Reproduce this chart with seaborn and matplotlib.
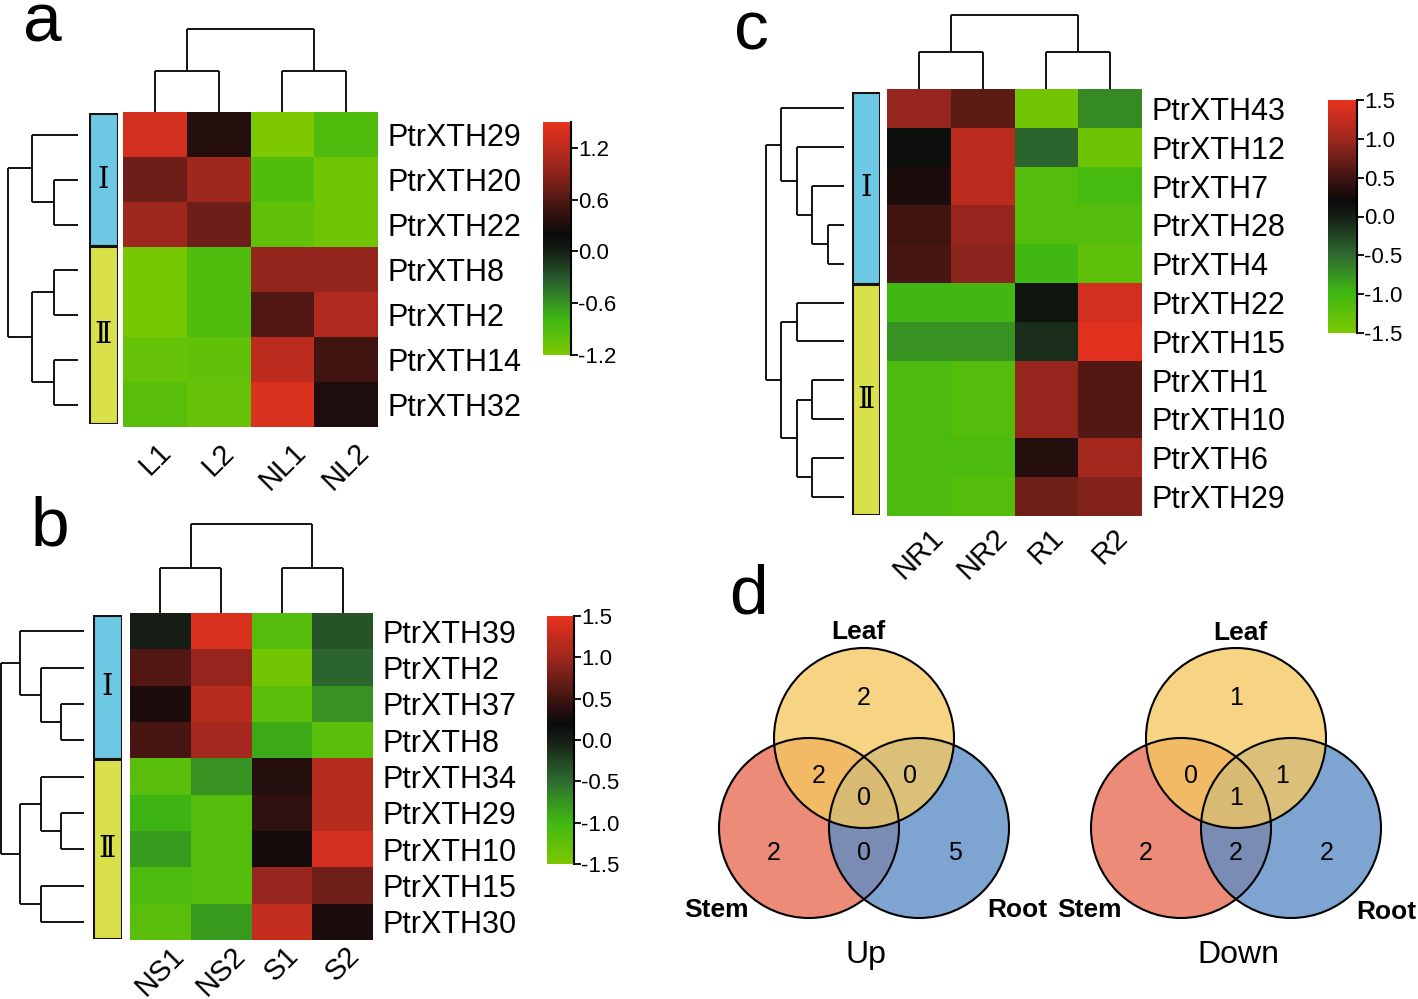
import numpy as np
import pandas as pd
import seaborn as sns
import matplotlib
matplotlib.use("Agg")
import matplotlib.pyplot as plt
from matplotlib.colors import LinearSegmentedColormap
from matplotlib.patches import Circle
from matplotlib.ticker import FormatStrFormatter

#***************** Data ************************

genes_a = ["PtrXTH29", "PtrXTH20", "PtrXTH22", "PtrXTH8", "PtrXTH2", "PtrXTH14", "PtrXTH32"]
samples_a = ["L1", "L2", "NL1", "NL2"]
values_a = [[1.35, 0.35, -1.2, -0.9],
            [0.75, 1.0, -0.9, -1.1],
            [1.0, 0.75, -1.0, -1.1],
            [-1.15, -0.9, 0.95, 0.95],
            [-1.15, -0.9, 0.6, 1.1],
            [-1.05, -1.0, 1.2, 0.5],
            [-0.95, -1.05, 1.4, 0.3]]
groups_a = [3, 4]
row_tree_a = (70, (46, 0, (24, 1, 2)), (46, (24, 3, 4), (24, 5, 6)))
col_tree_a = (83, (41, 0, 1), (41, 2, 3))
cbar_ticks_a = [-1.2, -0.6, 0.0, 0.6, 1.2]

genes_b = ["PtrXTH39", "PtrXTH2", "PtrXTH37", "PtrXTH8", "PtrXTH34",
           "PtrXTH29", "PtrXTH10", "PtrXTH15", "PtrXTH30"]
samples_b = ["NS1", "NS2", "S1", "S2"]
values_b = [[0.0, 1.4, -1.15, -0.35],
            [0.6, 0.95, -1.4, -0.45],
            [0.3, 1.15, -1.2, -0.75],
            [0.55, 1.05, -0.9, -1.2],
            [-1.2, -0.75, 0.35, 1.15],
            [-0.95, -1.15, 0.4, 1.15],
            [-0.8, -1.15, 0.25, 1.35],
            [-1.1, -1.15, 0.95, 0.75],
            [-1.2, -0.8, 1.25, 0.3]]
groups_b = [4, 5]
row_tree_b = (83, (64, 0, (43, 1, (23, 2, 3))), (64, (43, 4, (23, 5, 6)), (43, 7, 8)))
col_tree_b = (89, (45, 0, 1), (45, 2, 3))
cbar_ticks_b = [-1.5, -1.0, -0.5, 0.0, 0.5, 1.0, 1.5]

genes_c = ["PtrXTH43", "PtrXTH12", "PtrXTH7", "PtrXTH28", "PtrXTH4", "PtrXTH22",
           "PtrXTH15", "PtrXTH1", "PtrXTH10", "PtrXTH6", "PtrXTH29"]
samples_c = ["NR1", "NR2", "R1", "R2"]
values_c = [[0.95, 0.65, -1.4, -0.7],
            [0.15, 1.2, -0.45, -1.35],
            [0.3, 1.2, -1.15, -1.05],
            [0.5, 0.95, -1.15, -1.15],
            [0.55, 0.9, -1.0, -1.25],
            [-1.0, -1.0, 0.1, 1.35],
            [-0.75, -0.75, -0.1, 1.45],
            [-1.1, -1.15, 0.95, 0.6],
            [-1.1, -1.15, 0.95, 0.6],
            [-1.1, -1.1, 0.35, 1.05],
            [-1.1, -1.15, 0.75, 0.85]]
groups_c = [5, 6]
row_tree_c = (78, (63, 0, (47, 1, (32, 2, (16, 3, 4)))),
              (63, (47, 5, 6), (47, (32, 7, 8), (32, 9, 10))))
col_tree_c = (74, (37, 0, 1), (37, 2, 3))
cbar_ticks_c = [-1.5, -1.0, -0.5, 0.0, 0.5, 1.0, 1.5]

group_names = ["\u2160", "\u2161"]
group_colors = ["#6DC8E4", "#D9E04A"]

# venn counts: leaf only, leaf&stem, leaf&root, all, stem only, stem&root, root only
venn_up = [2, 2, 0, 0, 2, 0, 5]
venn_down = [1, 0, 1, 1, 2, 2, 2]
venn_sets = ["Leaf", "Stem", "Root"]
venn_colors = ["#F5C860", "#E66A52", "#5A8BC6"]

#***************** Layout helpers ************************

W, H = 1418, 999
fig = plt.figure(figsize=(W / 100, H / 100), dpi=100)
plt.rcParams['font.family'] = ['Liberation Sans', 'DejaVu Sans']


def ax_px(x0, y0, x1, y1):
    return fig.add_axes([x0 / W, 1 - y1 / H, (x1 - x0) / W, (y1 - y0) / H])


def make_cmap(vmin, vmax):
    # colour nodes given as fraction of the negative / positive half
    neg = [(1.0, "#7DC800"), (0.66, "#3FB812"), (0.33, "#2E6A30"), (0.0, "#151E15")]
    pos = [(0.13, "#0A0A0A"), (0.33, "#3E1411"), (0.66, "#9C271E"), (1.0, "#E8321E")]
    nodes = [((f * vmin - vmin) / (vmax - vmin), c) for f, c in neg]
    nodes += [((f * vmax - vmin) / (vmax - vmin), c) for f, c in pos]
    return LinearSegmentedColormap.from_list("gkr", nodes)


def draw_tree(ax, node, side):
    if isinstance(node, int):
        return node + 0.5, 0
    h, l, r = node
    pl, hl = draw_tree(ax, l, side)
    pr, hr = draw_tree(ax, r, side)
    kw = dict(color="black", lw=1.3, clip_on=False, solid_capstyle="butt")
    if side == "left":
        ax.plot([hl, h], [pl, pl], **kw)
        ax.plot([hr, h], [pr, pr], **kw)
        ax.plot([h, h], [pl, pr], **kw)
    else:
        ax.plot([pl, pl], [hl, h], **kw)
        ax.plot([pr, pr], [hr, h], **kw)
        ax.plot([pl, pr], [h, h], **kw)
    return (pl + pr) / 2, h


def heat_panel(box, values, genes, samples, vlim, ticks, cbar_box,
               row_tree, row_box, col_tree, col_box, groups, group_box, xpad):
    df = pd.DataFrame(values, index=genes, columns=samples)
    ax = ax_px(*box)
    cax = ax_px(*cbar_box)
    sns.heatmap(df, ax=ax, cbar_ax=cax, cmap=make_cmap(*vlim), vmin=vlim[0], vmax=vlim[1],
                cbar_kws={"ticks": ticks})
    ax.yaxis.tick_right()
    ax.set_yticklabels(genes, rotation=0, fontsize=22)
    ax.set_xticklabels(samples, rotation=45, ha="center", va="top", fontsize=21)
    ax.tick_params(length=0, pad=7)
    ax.tick_params(axis="x", pad=xpad)
    ax.set_xlabel("")
    ax.set_ylabel("")

    cb = ax.collections[0].colorbar
    cb.outline.set_visible(False)
    cax.yaxis.set_major_formatter(FormatStrFormatter("%.1f"))
    cax.tick_params(labelsize=16, length=5, width=1.3, pad=0)
    cax.plot([1, 1], [0, 1], transform=cax.transAxes, color="black", lw=1.5, clip_on=False)

    n = len(genes)
    rax = ax_px(*row_box)
    draw_tree(rax, row_tree, "left")
    rax.set_xlim(row_tree[0], 0)
    rax.set_ylim(n, 0)
    rax.axis("off")

    cax2 = ax_px(*col_box)
    draw_tree(cax2, col_tree, "top")
    cax2.set_xlim(0, len(samples))
    cax2.set_ylim(0, col_tree[0])
    cax2.axis("off")

    gax = ax_px(*group_box)
    starts = np.cumsum([0] + groups[:-1])
    gax.bar([0, 0], groups, bottom=starts, width=1, color=group_colors,
            edgecolor="#1a1010", linewidth=2.2, align="edge")
    for s, g, name in zip(starts, groups, group_names):
        gax.text(0.5, s + g / 2, name, ha="center", va="center", fontsize=21,
                 family=["DejaVu Serif", "DejaVu Sans"], fontweight="light")
    gax.set_xlim(0, 1)
    gax.set_ylim(n, 0)
    gax.axis("off")


heat_panel((123, 112, 378, 427), values_a, genes_a, samples_a, (-1.2, 1.5), cbar_ticks_a,
           (543, 122, 571, 355), row_tree_a, (8, 112, 78, 427), col_tree_a, (123, 29, 378, 112),
           groups_a, (89, 113, 118, 424), 8)
heat_panel((130, 613, 373, 940), values_b, genes_b, samples_b, (-1.5, 1.5), cbar_ticks_b,
           (547, 616, 574, 864), row_tree_b, (1, 613, 84, 940), col_tree_b, (130, 524, 373, 613),
           groups_b, (93, 615, 122, 939), 1)
heat_panel((887, 89, 1142, 516), values_c, genes_c, samples_c, (-1.5, 1.5), cbar_ticks_c,
           (1328, 100, 1357, 333), row_tree_c, (766, 89, 844, 516), col_tree_c, (887, 15, 1142, 89),
           groups_c, (852, 92, 880, 515), 5)

#***************** Venn ************************

vax = ax_px(660, 570, 1418, 999)
vax.set_xlim(660, 1418)
vax.set_ylim(999, 570)
vax.axis("off")

R = 90
offsets = [(0, -40), (-45, 38), (46, 38), (0, 60), (-90, 115), (0, 115), (91, 115)]


def venn(cx, counts, title, label_pos):
    centers = [(cx, 738), (cx - 55, 828), (cx + 55, 828)]
    for (x, y), c in zip([centers[1], centers[2], centers[0]],
                         [venn_colors[1], venn_colors[2], venn_colors[0]]):
        vax.add_patch(Circle((x, y), R, facecolor=c, alpha=0.78, edgecolor="none"))
    for x, y in centers:
        vax.add_patch(Circle((x, y), R, facecolor="none", edgecolor="black", lw=1.5))
    for (dx, dy), n in zip(offsets, counts):
        vax.text(cx + dx, 738 + dy, str(n), ha="center", va="center", fontsize=18)
    for name, (x, y) in zip(venn_sets, label_pos):
        vax.text(x, y, name, ha="center", va="center", fontsize=19, fontweight="bold")
    vax.text(cx + 2, 955, title, ha="center", va="center", fontsize=23)


venn(864, venn_up, "Up", [(858, 632), (716, 910), (1017, 910)])
venn(1236, venn_down, "Down", [(1240, 633), (1089, 910), (1386, 912)])

#***************** Panel letters ************************

for letter, x, y in [("a", 42, 42), ("b", 50, 545), ("c", 751, 50), ("d", 748, 613)]:
    fig.text(x / W, 1 - y / H, letter, ha="center", va="baseline", fontsize=50)

fig.savefig("out.png", dpi=100)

------------

## AIM:
Starting at the top of the listing above, please restate word for word each line up to and including the one that holds "cbar_ticks_a = [-1.2, -0.6, 0.0, 0.6, 1.2]", omitting every image.

## EXERCISE RESULT:
Reproduce this chart with seaborn and matplotlib.
import numpy as np
import pandas as pd
import seaborn as sns
import matplotlib
matplotlib.use("Agg")
import matplotlib.pyplot as plt
from matplotlib.colors import LinearSegmentedColormap
from matplotlib.patches import Circle
from matplotlib.ticker import FormatStrFormatter

#***************** Data ************************

genes_a = ["PtrXTH29", "PtrXTH20", "PtrXTH22", "PtrXTH8", "PtrXTH2", "PtrXTH14", "PtrXTH32"]
samples_a = ["L1", "L2", "NL1", "NL2"]
values_a = [[1.35, 0.35, -1.2, -0.9],
            [0.75, 1.0, -0.9, -1.1],
            [1.0, 0.75, -1.0, -1.1],
            [-1.15, -0.9, 0.95, 0.95],
            [-1.15, -0.9, 0.6, 1.1],
            [-1.05, -1.0, 1.2, 0.5],
            [-0.95, -1.05, 1.4, 0.3]]
groups_a = [3, 4]
row_tree_a = (70, (46, 0, (24, 1, 2)), (46, (24, 3, 4), (24, 5, 6)))
col_tree_a = (83, (41, 0, 1), (41, 2, 3))
cbar_ticks_a = [-1.2, -0.6, 0.0, 0.6, 1.2]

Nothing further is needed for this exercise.